Seems like that you would need more than two for HT setups with 5.1 or higher speaker setups.
Just to complete the picture, I am using a four channel DAC that only accepts s/pdif driving a biamped two way speaker system. The mac is using Pure Music's active crossover feature as it has delay and phase control.
Any thoughts or suggestions would be helpful. Thanks ahead.


----------



## Kal Rubinson (Aug 3, 2006)

bracurrie said:


> I am looking for a reasonably priced converter that will handle up to 192k sample rates and the ability to bus connect 4 output channels. I have a m2tech hiface but on my mac it shows the ability to process no more than 2 channels to the DAC. Could I just buy a second hiface? It may be a dumb question but several so called experts I have asked didn't know what I meant.
> Seems like that you would need more than two for HT setups with 5.1 or higher speaker setups.
> Just to complete the picture, I am using a four channel DAC that only accepts s/pdif driving a biamped two way speaker system. The mac is using Pure Music's active crossover feature as it has delay and phase control.
> Any thoughts or suggestions would be helpful. Thanks ahead.
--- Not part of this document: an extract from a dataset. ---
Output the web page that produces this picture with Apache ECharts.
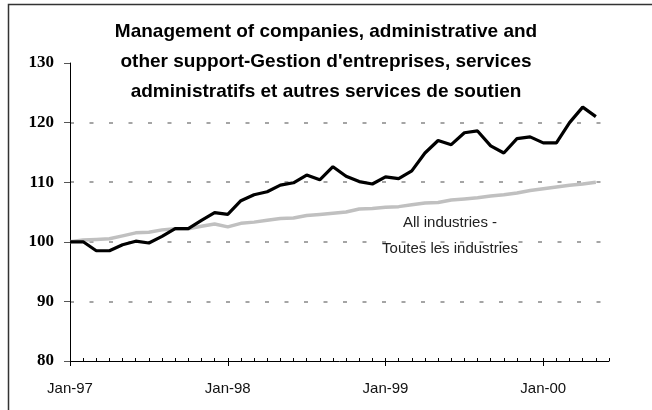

Get a multichannel DAC that accepts USB: exaSound e18.
BTW, what 4channel DAC are you using now?


----------



## bracurrie (May 26, 2011)

Kal Rubinson said:


> Get a multichannel DAC that accepts USB: exaSound e18.
> BTW, what 4channel DAC are you using now?


Thanks for your thoughts.
I am contemplating using a Van Alstine vision DAC customised for four channel use. I have one of Frank's early DACs and its really nice. Currently I am using a Focusrite Safire 6usb with two ins and 4 outs. Its really a Pro audio piece of equipment and was very reasonably priced. 
I just heard from one manufacturer of USB to S/PDIF connverters and he maintains there is a limitation of USB 2.0 that only alows for two channels without compression.
I have read in more than several places that a sperate converter that runs async with low jitter specs coupled with a great DAC is better than a package DAC connected via USB.


----------



## Kal Rubinson (Aug 3, 2006)

There are USB options coming down the pike and the "proof of concept" is a configuration that uses 3 Mytek DACs via a USB splitter.


----------



## selden (Nov 15, 2009)

When using any S/PDIF output (which is what's mentioned in the thread's title, and would not involve a DAC), lossless audio is available only as two channels of PCM audio. It's a limitation of the S/PDIF specification, not of USB. If you use a digital S/PDIF (coax or optical) connection for multichannel audio, it can only provide a lossy Dolby or DTS implementation. 

To transmit lossless multichannel digital audio, you have to use an HDMI connection. The studios require that multichannel high-definition audio be encrypted, which S/PDIF can't do but HDMI can. Sony requires it when playing SACD discs, too, whether multichannel or stereo.

If a computer uses a multichannel DAC (i.e. analog outputs, whether via USB, PCI card or motherboard outputs), the computer has to provide any necessary bass management, and you can't use a receiver's room equalization software, either. Equalization software is available for computers but is rather expensive.


----------



## Kal Rubinson (Aug 3, 2006)

bracurrie said:


> Thanks for your thoughts.
> I am contemplating using a Van Alstine vision DAC customised for four channel use.


I see nothing at all at AVA that has more than 2 channels.



> Currently I am using a Focusrite Safire 6usb with two ins and 4 outs. Its really a Pro audio piece of equipment and was very reasonably priced.


Still, a 2channel device.



> I just heard from one manufacturer of USB to S/PDIF connverters and he maintains there is a limitation of USB 2.0 that only alows for two channels without compression.


Patently untrue. I am now streaming 6channels of hi-rez PCM or DSD via USB 2.0.



> I have read in more than several places that a sperate converter that runs async with low jitter specs coupled with a great DAC is better than a package DAC connected via USB.


Perhaps but I do not know of a multichannel USB-to-S/PDIF device.


----------